BOB: Dodgers special report
In my last report two weeks ago, I talked about how Major League Baseball had turned down the Los Angeles Dodgers television deal. The money from that deal probably would have seen team owner Frank McCourt through his financial difficulties. With payroll looming, it looked like a foregone conclusion that McCourt wouldn’t be able to come with the money and we’d see MLB swoop down and take the team from him. Then on Monday, June 27, all hell broke loose.
In what many felt was a surprise move, Frank McCourt took the Dodgers into bankruptcy. As always, there’s some benefits and some disadvantages to a move like this. The biggest benefit is that it buys McCourt some time. If he had done nothing, he probably would have lost his team last week—although he still might have had some ways to fight a takeover. The bad news about the bankruptcy filing is that now his fate is in the hands of a Delaware bankruptcy judge. Still, what he’s created is one of the highest stakes game of chicken we’ve ever seen.

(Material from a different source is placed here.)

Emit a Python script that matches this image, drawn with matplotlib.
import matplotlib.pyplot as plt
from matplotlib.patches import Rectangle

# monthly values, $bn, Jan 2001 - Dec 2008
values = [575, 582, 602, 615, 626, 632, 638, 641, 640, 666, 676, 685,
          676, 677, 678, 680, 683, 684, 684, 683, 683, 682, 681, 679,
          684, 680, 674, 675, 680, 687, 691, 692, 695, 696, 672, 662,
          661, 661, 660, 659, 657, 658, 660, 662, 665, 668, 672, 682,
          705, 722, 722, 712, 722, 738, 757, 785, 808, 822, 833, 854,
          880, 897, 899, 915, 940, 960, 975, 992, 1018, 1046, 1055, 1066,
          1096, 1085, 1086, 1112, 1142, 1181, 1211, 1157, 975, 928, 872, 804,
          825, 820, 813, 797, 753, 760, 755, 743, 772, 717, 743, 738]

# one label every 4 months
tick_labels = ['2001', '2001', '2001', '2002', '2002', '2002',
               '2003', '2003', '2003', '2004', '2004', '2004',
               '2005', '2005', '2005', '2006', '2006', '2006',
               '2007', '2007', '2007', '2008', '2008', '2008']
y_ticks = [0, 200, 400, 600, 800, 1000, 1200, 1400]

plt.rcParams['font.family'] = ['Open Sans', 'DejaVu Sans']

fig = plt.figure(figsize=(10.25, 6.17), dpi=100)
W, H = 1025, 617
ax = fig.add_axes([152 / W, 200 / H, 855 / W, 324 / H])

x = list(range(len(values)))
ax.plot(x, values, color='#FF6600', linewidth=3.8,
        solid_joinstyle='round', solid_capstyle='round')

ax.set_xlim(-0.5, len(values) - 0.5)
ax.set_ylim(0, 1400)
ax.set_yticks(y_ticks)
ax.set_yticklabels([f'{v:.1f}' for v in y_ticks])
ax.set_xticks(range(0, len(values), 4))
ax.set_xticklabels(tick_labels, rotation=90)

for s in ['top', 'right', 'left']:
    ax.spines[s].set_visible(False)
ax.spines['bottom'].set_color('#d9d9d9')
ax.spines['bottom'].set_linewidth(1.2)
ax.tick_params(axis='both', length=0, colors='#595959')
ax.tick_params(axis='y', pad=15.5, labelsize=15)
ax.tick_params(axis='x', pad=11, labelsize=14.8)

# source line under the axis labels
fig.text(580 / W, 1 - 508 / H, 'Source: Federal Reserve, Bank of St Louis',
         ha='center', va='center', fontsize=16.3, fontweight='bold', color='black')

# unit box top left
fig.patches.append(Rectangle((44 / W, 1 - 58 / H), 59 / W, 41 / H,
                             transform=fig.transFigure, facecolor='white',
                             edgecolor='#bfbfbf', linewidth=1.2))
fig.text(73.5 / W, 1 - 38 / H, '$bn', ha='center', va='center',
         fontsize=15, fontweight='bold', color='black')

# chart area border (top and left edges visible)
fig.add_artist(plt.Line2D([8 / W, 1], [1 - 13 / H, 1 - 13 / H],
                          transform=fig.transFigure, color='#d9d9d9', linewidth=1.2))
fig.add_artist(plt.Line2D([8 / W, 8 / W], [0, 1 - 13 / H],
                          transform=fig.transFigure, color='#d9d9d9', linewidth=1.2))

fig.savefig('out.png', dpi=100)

McCourt was also able to find some financing while he’s in bankruptcy in order to keep the team afloat, but even that comes at a high price. With an interest rate around 10 percent and a nice fee, Highbridge Principal Strategies, a hedge fund unit of J.P. Morgan Chase & Company, is going to provide the team with a $150 million loan. That will allow McCourt some time but it also leaves an opening for MLB. It’s offering up bankruptcy financing that’s a lot cheaper, and if it can get the judge to approve it, it allows the MLB to get its foot further in the door and could perhaps more easily take over the team because of its additional vested interest in the franchise.
The court has set 10 different hearing dates, with the first being on July 20 and the final one being on Jan. 25, 2012, so this isn’t going to be resolved anytime soon. The first order of business for that first hearing date will be to determine whether McCourt will be allowed to finance the team or whether the judge will allow MLB to do so. In the meantime, the speculation is that the league is going to ask to have McCourt’s franchise rights taken away or, at the very least, have Tom Schieffer put back in as the team’s trustee.

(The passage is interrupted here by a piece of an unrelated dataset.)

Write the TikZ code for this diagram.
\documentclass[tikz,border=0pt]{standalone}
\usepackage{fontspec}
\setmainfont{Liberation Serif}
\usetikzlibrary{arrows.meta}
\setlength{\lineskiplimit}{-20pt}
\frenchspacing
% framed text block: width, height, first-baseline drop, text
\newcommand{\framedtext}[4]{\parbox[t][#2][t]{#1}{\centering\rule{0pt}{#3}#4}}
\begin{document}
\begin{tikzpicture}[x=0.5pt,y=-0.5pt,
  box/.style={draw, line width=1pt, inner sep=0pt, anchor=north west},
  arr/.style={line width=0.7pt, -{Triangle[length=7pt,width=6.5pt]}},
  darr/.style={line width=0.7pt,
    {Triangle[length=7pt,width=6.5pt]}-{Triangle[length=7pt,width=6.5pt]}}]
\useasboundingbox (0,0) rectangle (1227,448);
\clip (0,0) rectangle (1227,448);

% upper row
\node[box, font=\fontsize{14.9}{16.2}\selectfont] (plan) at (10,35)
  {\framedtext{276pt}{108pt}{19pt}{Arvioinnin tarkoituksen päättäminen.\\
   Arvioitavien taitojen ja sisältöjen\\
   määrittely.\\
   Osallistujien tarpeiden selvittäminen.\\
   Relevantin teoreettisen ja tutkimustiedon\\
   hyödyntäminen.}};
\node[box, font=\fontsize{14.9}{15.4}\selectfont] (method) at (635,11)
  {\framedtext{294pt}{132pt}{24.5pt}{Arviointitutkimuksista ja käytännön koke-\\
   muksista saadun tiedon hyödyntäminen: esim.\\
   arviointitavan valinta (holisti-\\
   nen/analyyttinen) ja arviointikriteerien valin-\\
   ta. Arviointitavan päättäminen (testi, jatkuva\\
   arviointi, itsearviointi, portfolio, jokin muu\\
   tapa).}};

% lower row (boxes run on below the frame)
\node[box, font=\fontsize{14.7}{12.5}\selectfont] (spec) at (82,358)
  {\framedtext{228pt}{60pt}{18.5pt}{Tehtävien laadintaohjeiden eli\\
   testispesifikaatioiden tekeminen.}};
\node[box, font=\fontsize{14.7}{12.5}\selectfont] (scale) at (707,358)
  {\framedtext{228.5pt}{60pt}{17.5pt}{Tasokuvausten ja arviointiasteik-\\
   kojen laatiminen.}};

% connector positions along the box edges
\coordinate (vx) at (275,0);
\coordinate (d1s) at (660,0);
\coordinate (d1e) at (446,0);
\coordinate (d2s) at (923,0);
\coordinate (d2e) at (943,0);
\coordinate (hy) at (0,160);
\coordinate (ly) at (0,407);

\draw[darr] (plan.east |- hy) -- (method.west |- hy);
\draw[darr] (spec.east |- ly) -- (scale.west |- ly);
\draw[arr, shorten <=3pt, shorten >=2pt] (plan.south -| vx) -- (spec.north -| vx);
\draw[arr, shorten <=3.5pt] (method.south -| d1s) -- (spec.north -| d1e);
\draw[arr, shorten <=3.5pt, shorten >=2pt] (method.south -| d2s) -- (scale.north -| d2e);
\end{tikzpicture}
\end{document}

MLB has to be worried about this not because it might lose, but because during the legal process it may have to reveal some facts it would rather keep secret. One of the big issues that will probably come up is why the Dodgers were treated differently than the New York Mets. Team owners for that team recently sold a part of the team with a sweet three-year option for the purchaser, because they have a $1 billion target on their back—because of the alleged involvement with Ponzi-schemer Bernie Madoff. Rather than scooping up that team as well, MLB allowed the Mets to sort through their own mess.
Other teams have gotten away with things—like carrying more debt then they’re allowed under the league’s rules. Those teams could also be examined more closely—and if we know anything about MLB, it’s how it likes like to keep things as secret as it possibly can.

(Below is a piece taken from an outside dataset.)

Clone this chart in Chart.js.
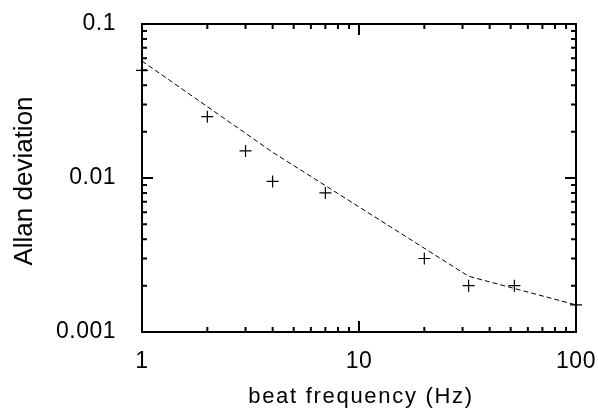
<!DOCTYPE html>
<html>
<head>
<meta charset="utf-8">
<script src="https://cdn.jsdelivr.net/npm/chart.js@4/dist/chart.umd.min.js"></script>
<style>
  html, body { margin: 0; padding: 0; background: #fff; }
  #wrap { width: 598px; height: 408px; }
</style>
</head>
<body>
<div id="wrap"><canvas id="allanChart" width="598" height="408"></canvas></div>
<script>
// measured points (beat frequency in Hz, Allan deviation)
const freqs = [1, 2, 3, 4, 7, 20, 32, 52, 100];
const allanDev = [0.05, 0.025, 0.015, 0.0095, 0.008, 0.003, 0.002, 0.002, 0.0015];

// dashed model curve
const modelFreqs = [1, 4, 32, 100];
const modelDev = [0.0575, 0.0147, 0.0023, 0.0015];

// labelled ticks
const xTickLabels = [1, 10, 100];
const yTickLabels = [0.001, 0.01, 0.1];

const xTitle = 'beat frequency (Hz)';
const yTitle = 'Allan deviation';

const FAMILY = "'Liberation Sans', Arial, sans-serif";
const FONT = { family: FAMILY, size: 23 };

// gnuplot style frame with inward ticks on every side, plus the axis titles
const framePlugin = {
    id: 'frame',
    beforeDraw(chart) {
        chart.ctx.letterSpacing = '0.5px';
    },
    afterDraw(chart) {
        const { ctx, chartArea: a, scales } = chart;
        const logTicks = (min, max) => {
            const out = [];
            for (let d = Math.floor(Math.log10(min)); d <= Math.ceil(Math.log10(max)); d++) {
                for (let m = 1; m <= 9; m++) {
                    const v = m * Math.pow(10, d);
                    if (v >= min * 0.999 && v <= max * 1.001) out.push({ v, major: m === 1 });
                }
            }
            return out;
        };
        ctx.save();
        ctx.strokeStyle = '#000';
        ctx.lineWidth = 2;
        ctx.beginPath();
        logTicks(scales.x.min, scales.x.max).forEach(t => {
            const px = scales.x.getPixelForValue(t.v);
            const len = t.major ? 11 : 5;
            ctx.moveTo(px, a.bottom); ctx.lineTo(px, a.bottom - len);
            ctx.moveTo(px, a.top); ctx.lineTo(px, a.top + len);
        });
        logTicks(scales.y.min, scales.y.max).forEach(t => {
            const py = scales.y.getPixelForValue(t.v);
            const len = t.major ? 11 : 5;
            ctx.moveTo(a.left, py); ctx.lineTo(a.left + len, py);
            ctx.moveTo(a.right, py); ctx.lineTo(a.right - len, py);
        });
        ctx.stroke();
        ctx.strokeRect(a.left, a.top, a.right - a.left, a.bottom - a.top);

        // axis titles
        ctx.fillStyle = '#000';
        ctx.textAlign = 'center';
        ctx.textBaseline = 'alphabetic';
        ctx.letterSpacing = '1.7px';
        ctx.font = `22px ${FAMILY}`;
        ctx.fillText(xTitle, (a.left + a.right) / 2 + 2, 403);

        ctx.letterSpacing = '0px';
        ctx.font = `26px ${FAMILY}`;
        ctx.translate(32, 181);
        ctx.rotate(-Math.PI / 2);
        ctx.fillText(yTitle, 0, 0);
        ctx.restore();
    }
};

const ctx = document.getElementById('allanChart').getContext('2d');
new Chart(ctx, {
    type: 'scatter',
    data: {
        datasets: [{
            label: 'model',
            data: modelFreqs.map((f, i) => ({ x: f, y: modelDev[i] })),
            showLine: true,
            borderColor: '#000',
            borderWidth: 1,
            borderDash: [5, 3],
            pointRadius: 0,
            fill: false
        }, {
            label: 'measured',
            data: freqs.map((f, i) => ({ x: f, y: allanDev[i] })),
            pointStyle: 'cross',
            pointRadius: 6,
            borderColor: '#000',
            borderWidth: 1.2,
            clip: false
        }]
    },
    plugins: [framePlugin],
    options: {
        responsive: false,
        animation: false,
        layout: { padding: { top: 24, right: 22, left: 0, bottom: 0 } },
        plugins: { legend: { display: false }, tooltip: { enabled: false } },
        scales: {
            x: {
                type: 'logarithmic',
                min: 1,
                max: 100,
                grid: { display: false },
                border: { display: false },
                ticks: {
                    color: '#000',
                    font: FONT,
                    padding: 8,
                    maxRotation: 0,
                    autoSkip: false,
                    callback: v => xTickLabels.includes(v) ? String(v) : ''
                },
                afterFit: s => {
                    s.height = 76;
                    s.paddingLeft = 0;
                    s.paddingRight = 0;
                }
            },
            y: {
                type: 'logarithmic',
                min: 0.001,
                max: 0.1,
                grid: { display: false },
                border: { display: false },
                ticks: {
                    color: '#000',
                    font: FONT,
                    padding: 18,
                    autoSkip: false,
                    callback: v => yTickLabels.some(t => Math.abs(t - v) < t * 1e-6) ? String(v) : ''
                },
                afterFit: s => {
                    s.width = 142;
                    s.paddingTop = 0;
                    s.paddingBottom = 0;
                }
            }
        }
    }
});
</script>
</body>
</html>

In finishing this up, we’ll see a lot of tests. Will McCourt be able to circumvent the league’s rules with his bankruptcy filing and in effect allow other owners to do the same in the future? Will MLB prevail and, if it does, what will be the price? Will this have any kind of bearing on the upcoming collective bargaining negotiations that should be starting up soon? Stay tuned, folks.
I may be crazy for this but I feel like this whole situation is going to be good for the league in the long run. I hope it goes all the way to the bitter end and ends with baseball owner revealing way more than they want to and Frank McCourt with as close to nothing as possible.